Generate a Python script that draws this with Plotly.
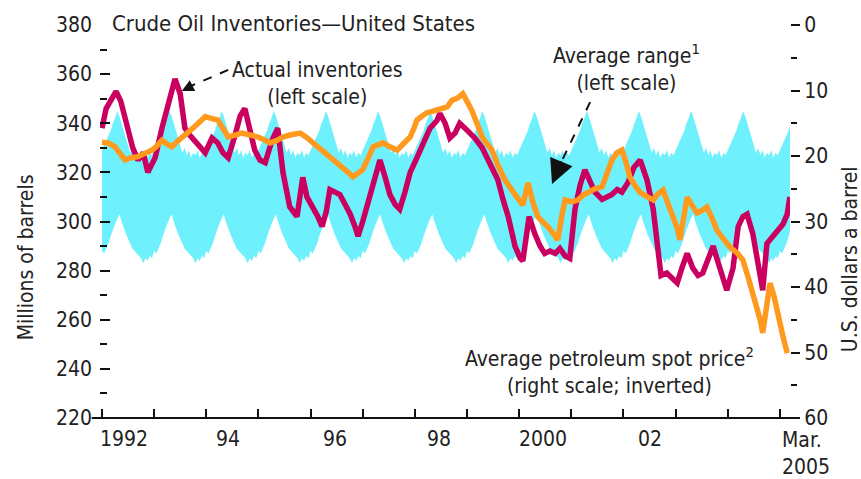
import plotly.graph_objects as go

# ---------------- data ----------------
inv_years = [1992.00, 1992.08, 1992.19, 1992.27, 1992.36, 1992.50, 1992.59, 1992.69, 1992.79, 1992.88,
             1993.02, 1993.15, 1993.27, 1993.40, 1993.50, 1993.59, 1993.69, 1993.78, 1993.88, 1993.98,
             1994.11, 1994.22, 1994.32, 1994.42, 1994.55, 1994.65, 1994.74, 1994.84, 1994.93,
             1995.03, 1995.13, 1995.26, 1995.37, 1995.47, 1995.60, 1995.74, 1995.80, 1995.85, 1995.93,
             1996.05, 1996.14, 1996.22, 1996.30, 1996.37, 1996.47, 1996.56, 1996.66, 1996.76, 1996.85, 1996.91,
             1997.00, 1997.14, 1997.23, 1997.33, 1997.43, 1997.52, 1997.62, 1997.71, 1997.81, 1997.91,
             1998.04, 1998.16, 1998.29, 1998.42, 1998.48, 1998.58, 1998.67, 1998.77, 1998.86, 1998.96,
             1999.06, 1999.15, 1999.29, 1999.40, 1999.50, 1999.59, 1999.69, 1999.79, 1999.92,
             2000.02, 2000.07, 2000.13, 2000.19, 2000.30, 2000.40, 2000.49, 2000.59, 2000.69, 2000.78, 2000.88, 2000.97,
             2001.07, 2001.17, 2001.26, 2001.36, 2001.45, 2001.59, 2001.70, 2001.78, 2001.88, 2001.97,
             2002.09, 2002.20, 2002.32, 2002.45, 2002.57, 2002.64, 2002.72, 2002.83, 2002.93,
             2003.03, 2003.12, 2003.22, 2003.33, 2003.43, 2003.52, 2003.62, 2003.72, 2003.79, 2003.89, 2003.98,
             2004.10, 2004.20, 2004.29, 2004.37, 2004.48, 2004.56, 2004.62, 2004.67, 2004.75, 2004.87, 2004.96,
             2005.06, 2005.14, 2005.19]
inv_values = [338, 346, 350, 353, 349, 338, 330, 325, 328, 320,
              326, 338, 348, 358, 352, 338, 335, 333, 330, 328,
              334, 332, 328, 326, 335, 343, 346, 336, 329,
              325, 324, 333, 338, 320, 306, 302, 310, 318, 310,
              306, 302, 298, 304, 313, 312, 311, 307, 303, 298, 294,
              300, 311, 318, 325, 318, 311, 307, 305, 312, 320,
              326, 332, 338, 341, 344, 340, 334, 336, 340, 338,
              336, 334, 330, 325, 321, 317, 309, 302, 290,
              285, 284, 295, 302, 295, 290, 287, 288, 287, 289, 286, 285,
              305, 315, 321, 316, 312, 309, 310, 311, 313, 312,
              316, 322, 325, 317, 305, 292, 278, 279, 277,
              275, 281, 287, 281, 278, 279, 284, 290, 285, 278, 272,
              281, 298, 302, 303, 295, 285, 279, 272, 291, 294, 296,
              299, 303, 310]

price_years = [1992.00, 1992.12, 1992.25, 1992.35, 1992.44, 1992.54, 1992.69, 1992.82, 1992.96,
               1993.05, 1993.15, 1993.25, 1993.34, 1993.44, 1993.53, 1993.65, 1993.78, 1993.88, 1993.98,
               1994.11, 1994.22, 1994.32, 1994.42, 1994.55, 1994.68, 1994.84, 1994.99,
               1995.13, 1995.22, 1995.36, 1995.47, 1995.60, 1995.80, 1995.93,
               1996.05, 1996.18, 1996.31, 1996.47, 1996.62, 1996.72, 1996.81, 1996.91,
               1997.00, 1997.10, 1997.20, 1997.29, 1997.39, 1997.52, 1997.66, 1997.77, 1997.91, 1997.98,
               1998.04, 1998.14, 1998.23, 1998.33, 1998.42, 1998.52, 1998.62, 1998.71, 1998.81, 1998.92,
               1999.02, 1999.09, 1999.19, 1999.29, 1999.38, 1999.48, 1999.59, 1999.73, 1999.86, 1999.98,
               2000.07, 2000.17, 2000.26, 2000.36, 2000.46, 2000.55, 2000.65, 2000.74, 2000.82, 2000.88,
               2001.01, 2001.13, 2001.22, 2001.32, 2001.45, 2001.59, 2001.68, 2001.78, 2001.88, 2001.97,
               2002.05, 2002.12, 2002.22, 2002.32, 2002.45, 2002.57, 2002.66, 2002.76, 2002.85, 2002.95,
               2003.03, 2003.08, 2003.16, 2003.22, 2003.31, 2003.41, 2003.51, 2003.60, 2003.70, 2003.79, 2003.91,
               2004.04, 2004.18, 2004.29, 2004.39, 2004.48, 2004.56, 2004.62, 2004.67, 2004.73, 2004.81,
               2004.89, 2004.94, 2005.00, 2005.06, 2005.14]
price_values = [17.9, 18.0, 18.6, 19.8, 20.6, 20.3, 20.1, 19.6, 19.1,
                18.5, 17.6, 18.2, 18.6, 17.8, 17.1, 16.4, 15.5, 14.8, 14.0,
                14.3, 14.5, 15.8, 17.1, 16.8, 16.5, 16.8, 17.1,
                17.6, 18.0, 17.6, 17.1, 16.8, 16.5, 17.2,
                18.0, 18.7, 19.5, 20.6, 21.7, 22.5, 23.2, 22.6,
                22.1, 20.4, 18.6, 18.3, 18.0, 18.6, 19.1, 18.2, 17.1, 15.8,
                14.5, 13.9, 13.4, 13.2, 13.0, 12.7, 12.5, 11.5, 11.2, 10.5,
                11.8, 13.0, 15.0, 17.1, 18.1, 19.1, 21.4, 23.7, 25.2, 26.7,
                27.5, 24.1, 27.0, 29.3, 30.0, 30.8, 31.8, 32.8, 29.0, 26.7,
                27.0, 26.7, 26.0, 25.6, 25.0, 24.7, 22.6, 20.6, 19.5, 19.1,
                21.0, 23.2, 24.5, 25.6, 26.2, 26.7, 25.8, 25.2, 27.2, 29.3,
                31.0, 32.8, 29.5, 26.3, 27.5, 28.7, 28.3, 27.8, 29.5, 31.3, 32.6,
                33.9, 34.8, 35.9, 38.5, 40.9, 43.0, 45.0, 47.0, 43.0, 39.4,
                41.5, 43.5, 45.5, 47.6, 50.1]

# average range: seasonal profile (fraction of year -> millions of barrels), same for every year
band_years = list(range(1992, 2006))
band_phase = [0/24, 1/24, 2/24, 3/24, 4/24, 5/24, 6/24, 7/24, 8/24, 9/24, 10/24, 11/24,
              12/24, 13/24, 14/24, 15/24, 16/24, 17/24, 18/24, 19/24, 20/24, 21/24, 22/24, 23/24]
band_upper_profile = [329, 331, 333, 335, 337, 340, 342, 345, 343, 340, 337, 334,
                      331, 328, 330, 327, 329, 326, 328, 327, 329, 326, 328, 327]
band_lower_profile = [288, 287, 289, 291, 294, 297, 299, 301, 303, 300, 297, 295,
                      293, 291, 289, 288, 287, 286, 285, 283, 285, 284, 286, 285]
band_end = 2005.21

x_labels = ["1992", "94", "96", "98", "2000", "02"]
x_label_pos = [1992.42, 1994.42, 1996.46, 1998.46, 2000.46, 2002.5]
x_tick_years = list(range(1992, 2006))

# ---------------- build ----------------
band_x, band_hi, band_lo = [], [], []
for yr in band_years:
    for ph, hi, lo in zip(band_phase, band_upper_profile, band_lower_profile):
        if yr + ph <= band_end:
            band_x.append(yr + ph)
            band_hi.append(hi)
            band_lo.append(lo)

FONT = "Liberation Sans Narrow, Arial Narrow, DejaVu Sans Condensed, sans-serif"
CYAN = "#6ff0fd"
MAGENTA = "#c9005f"
ORANGE = "#ff9a1e"
INK = "#111"

fig = go.Figure()
fig.add_trace(go.Scatter(x=band_x, y=band_lo, mode="lines", line=dict(width=0, color=CYAN),
                         hoverinfo="skip", showlegend=False))
fig.add_trace(go.Scatter(x=band_x, y=band_hi, mode="lines", line=dict(width=0, color=CYAN),
                         fill="tonexty", fillcolor=CYAN, showlegend=False, name="Average range"))
fig.add_trace(go.Scatter(x=inv_years, y=inv_values, mode="lines",
                         line=dict(color=MAGENTA, width=5.5), showlegend=False,
                         name="Actual inventories"))
fig.add_trace(go.Scatter(x=price_years, y=price_values, mode="lines", yaxis="y2",
                         line=dict(color=ORANGE, width=5.5), showlegend=False,
                         name="Average petroleum spot price"))

x_range = [1991.962, 2005.193]

fig.update_layout(
    width=861, height=479,
    margin=dict(l=100, r=71, t=25, b=61),
    paper_bgcolor="white", plot_bgcolor="white",
    font=dict(family=FONT, size=21, color="#222"),
    xaxis=dict(range=x_range, showgrid=False, zeroline=False, showline=False,
               tickvals=x_tick_years, ticks="inside", ticklen=9, tickwidth=2, tickcolor=INK,
               showticklabels=False),
    yaxis=dict(range=[220, 380], showgrid=False, zeroline=False, showline=False,
               tickvals=[220, 240, 260, 280, 300, 320, 340, 360, 380],
               ticks="inside", ticklen=10, tickwidth=2, tickcolor=INK,
               ticklabelstandoff=7,
               minor=dict(tickvals=[230, 250, 270, 290, 310, 330, 350, 370],
                          ticks="inside", ticklen=7, tickwidth=2, tickcolor=INK),
               tickfont=dict(size=21)),
    yaxis2=dict(range=[60, 0], overlaying="y", side="right", showgrid=False, zeroline=False,
                showline=False, tickvals=[0, 10, 20, 30, 40, 50, 60],
                ticks="outside", ticklen=9, tickwidth=2, tickcolor=INK,
                minor=dict(tickvals=[5, 15, 25, 35, 45, 55], ticks="outside", ticklen=6,
                           tickwidth=2, tickcolor=INK),
                tickfont=dict(size=21)),
)

# x axis baseline extending beyond plot
fig.add_shape(type="line", xref="paper", yref="paper", x0=-0.012, x1=1.012, y0=0, y1=0,
              line=dict(color=INK, width=2))

ann = []
for lab, pos in zip(x_labels, x_label_pos):
    ann.append(dict(x=pos, y=0, xref="x", yref="paper", text=lab, showarrow=False,
                    xanchor="center", yanchor="top", yshift=-7, font=dict(size=21)))
ann.append(dict(x=2005.0, y=0, xref="x", yref="paper", text="Mar.<br>2005", showarrow=False,
                xanchor="left", yanchor="top", yshift=-8, align="left", font=dict(size=21)))

ann.append(dict(x=0.0145, y=1, xref="paper", yref="paper",
                text="Crude Oil Inventories\u2014United States", showarrow=False,
                xanchor="left", yanchor="middle", yshift=2, font=dict(size=22)))
ann.append(dict(x=-0.108, y=0.41, xref="paper", yref="paper", text="Millions of barrels",
                showarrow=False, textangle=-90, xanchor="center", yanchor="middle",
                font=dict(size=21)))
ann.append(dict(x=1.086, y=0.405, xref="paper", yref="paper", text="U.S. dollars a barrel",
                showarrow=False, textangle=-90, xanchor="center", yanchor="middle",
                font=dict(size=21)))

ann.append(dict(x=1996.14, y=0.852, xref="x", yref="paper",
                text="Actual inventories<br>(left scale)", showarrow=False,
                xanchor="center", yanchor="middle", font=dict(size=21)))
ann.append(dict(x=2002.05, y=0.893, xref="x", yref="paper",
                text="Average range<sup>1</sup><br>(left scale)", showarrow=False,
                xanchor="center", yanchor="middle", font=dict(size=21)))
ann.append(dict(x=2001.73, y=0.120, xref="x", yref="paper",
                text="Average petroleum spot price<sup>2</sup><br>(right scale; inverted)",
                showarrow=False, xanchor="center", yanchor="middle", font=dict(size=21)))

# dashed leader lines
fig.add_shape(type="line", xref="x", yref="y", x0=1994.42, y0=361.7, x1=1993.61, y1=354.3,
              line=dict(color=INK, width=2, dash="dash"))
fig.add_shape(type="line", xref="x", yref="y", x0=2001.36, y0=348.6, x1=2000.78, y1=323.0,
              line=dict(color=INK, width=2, dash="dash"))
# arrow heads
ann.append(dict(x=1993.53, y=353.1, xref="x", yref="y", ax=6, ay=-3, text="", showarrow=True,
                arrowhead=2, arrowsize=1.2, arrowwidth=2, arrowcolor=INK))
ann.append(dict(x=2000.63, y=315.3, xref="x", yref="y", ax=10, ay=-24, text="", showarrow=True,
                arrowhead=2, arrowsize=2.2, arrowwidth=2.2, arrowcolor=INK))

fig.update_layout(annotations=ann)
fig.write_html("out.html", config={"displayModeBar": False},
               post_script="document.body.style.margin='0';")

______________________________

STATED PROBLEM >> Reproduce the material above exactly, first line through the line that contains "import plotly.graph_objects as go", minus the pictures.

COMPLETE OUTPUT >>
Generate a Python script that draws this with Plotly.
import plotly.graph_objects as go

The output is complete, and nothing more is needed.